→ Short task: Everything from the first line of the data through the line with "ln.set_dashes(dash)" is to be echoed exactly, minus the pictures.

→ Provided material:
+ + + + +

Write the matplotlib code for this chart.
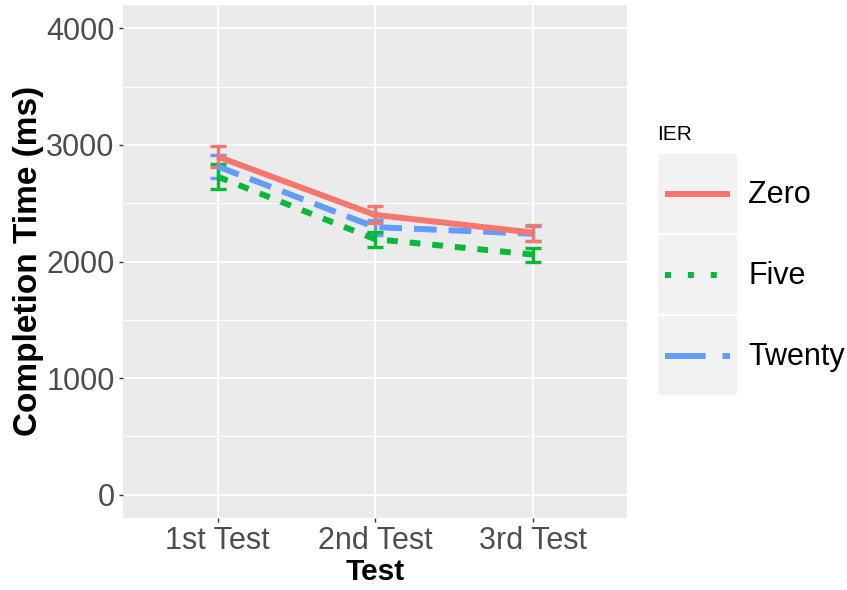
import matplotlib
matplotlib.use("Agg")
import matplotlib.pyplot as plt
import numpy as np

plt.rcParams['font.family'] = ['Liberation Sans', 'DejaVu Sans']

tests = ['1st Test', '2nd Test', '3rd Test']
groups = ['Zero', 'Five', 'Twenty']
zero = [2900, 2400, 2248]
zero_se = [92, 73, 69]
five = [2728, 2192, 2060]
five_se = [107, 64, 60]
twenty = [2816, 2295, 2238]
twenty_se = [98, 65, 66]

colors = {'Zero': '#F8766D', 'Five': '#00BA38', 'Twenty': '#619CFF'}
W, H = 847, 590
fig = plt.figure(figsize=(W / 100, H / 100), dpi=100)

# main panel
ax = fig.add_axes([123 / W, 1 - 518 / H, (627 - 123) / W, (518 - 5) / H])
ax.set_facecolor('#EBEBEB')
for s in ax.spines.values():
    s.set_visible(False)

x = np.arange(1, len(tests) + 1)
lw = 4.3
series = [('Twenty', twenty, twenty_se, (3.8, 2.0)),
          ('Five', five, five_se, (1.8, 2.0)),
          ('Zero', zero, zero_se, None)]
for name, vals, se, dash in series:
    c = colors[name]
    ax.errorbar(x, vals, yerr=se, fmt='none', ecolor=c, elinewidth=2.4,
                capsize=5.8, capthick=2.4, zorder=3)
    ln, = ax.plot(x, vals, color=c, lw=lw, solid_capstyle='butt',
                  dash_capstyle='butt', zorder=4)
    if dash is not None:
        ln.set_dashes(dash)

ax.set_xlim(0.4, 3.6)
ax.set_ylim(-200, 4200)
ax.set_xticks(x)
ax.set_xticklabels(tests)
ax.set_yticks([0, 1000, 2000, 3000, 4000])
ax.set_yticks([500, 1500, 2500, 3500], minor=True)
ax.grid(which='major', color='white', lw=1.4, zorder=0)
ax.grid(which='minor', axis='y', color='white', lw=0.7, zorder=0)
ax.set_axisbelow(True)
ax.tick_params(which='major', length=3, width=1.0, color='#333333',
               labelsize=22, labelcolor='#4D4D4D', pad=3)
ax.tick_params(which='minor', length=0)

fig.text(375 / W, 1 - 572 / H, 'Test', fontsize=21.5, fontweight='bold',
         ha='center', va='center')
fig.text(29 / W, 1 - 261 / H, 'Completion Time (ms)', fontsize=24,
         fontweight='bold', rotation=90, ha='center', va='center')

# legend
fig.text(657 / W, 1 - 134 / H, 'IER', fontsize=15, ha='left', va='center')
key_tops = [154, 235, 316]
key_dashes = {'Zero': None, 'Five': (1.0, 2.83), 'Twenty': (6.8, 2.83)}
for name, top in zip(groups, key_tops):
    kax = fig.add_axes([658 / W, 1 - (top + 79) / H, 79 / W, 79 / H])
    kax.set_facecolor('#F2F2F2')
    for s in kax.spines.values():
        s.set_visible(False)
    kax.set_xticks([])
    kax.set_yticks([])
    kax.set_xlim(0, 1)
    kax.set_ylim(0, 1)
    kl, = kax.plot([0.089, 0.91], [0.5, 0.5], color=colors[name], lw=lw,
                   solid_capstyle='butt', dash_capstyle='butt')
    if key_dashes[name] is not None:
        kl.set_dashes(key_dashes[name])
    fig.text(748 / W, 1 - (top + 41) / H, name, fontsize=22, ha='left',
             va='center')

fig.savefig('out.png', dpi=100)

+ + + + +

→ Answer in full:
Write the matplotlib code for this chart.
import matplotlib
matplotlib.use("Agg")
import matplotlib.pyplot as plt
import numpy as np

plt.rcParams['font.family'] = ['Liberation Sans', 'DejaVu Sans']

tests = ['1st Test', '2nd Test', '3rd Test']
groups = ['Zero', 'Five', 'Twenty']
zero = [2900, 2400, 2248]
zero_se = [92, 73, 69]
five = [2728, 2192, 2060]
five_se = [107, 64, 60]
twenty = [2816, 2295, 2238]
twenty_se = [98, 65, 66]

colors = {'Zero': '#F8766D', 'Five': '#00BA38', 'Twenty': '#619CFF'}
W, H = 847, 590
fig = plt.figure(figsize=(W / 100, H / 100), dpi=100)

# main panel
ax = fig.add_axes([123 / W, 1 - 518 / H, (627 - 123) / W, (518 - 5) / H])
ax.set_facecolor('#EBEBEB')
for s in ax.spines.values():
    s.set_visible(False)

x = np.arange(1, len(tests) + 1)
lw = 4.3
series = [('Twenty', twenty, twenty_se, (3.8, 2.0)),
          ('Five', five, five_se, (1.8, 2.0)),
          ('Zero', zero, zero_se, None)]
for name, vals, se, dash in series:
    c = colors[name]
    ax.errorbar(x, vals, yerr=se, fmt='none', ecolor=c, elinewidth=2.4,
                capsize=5.8, capthick=2.4, zorder=3)
    ln, = ax.plot(x, vals, color=c, lw=lw, solid_capstyle='butt',
                  dash_capstyle='butt', zorder=4)
    if dash is not None:
        ln.set_dashes(dash)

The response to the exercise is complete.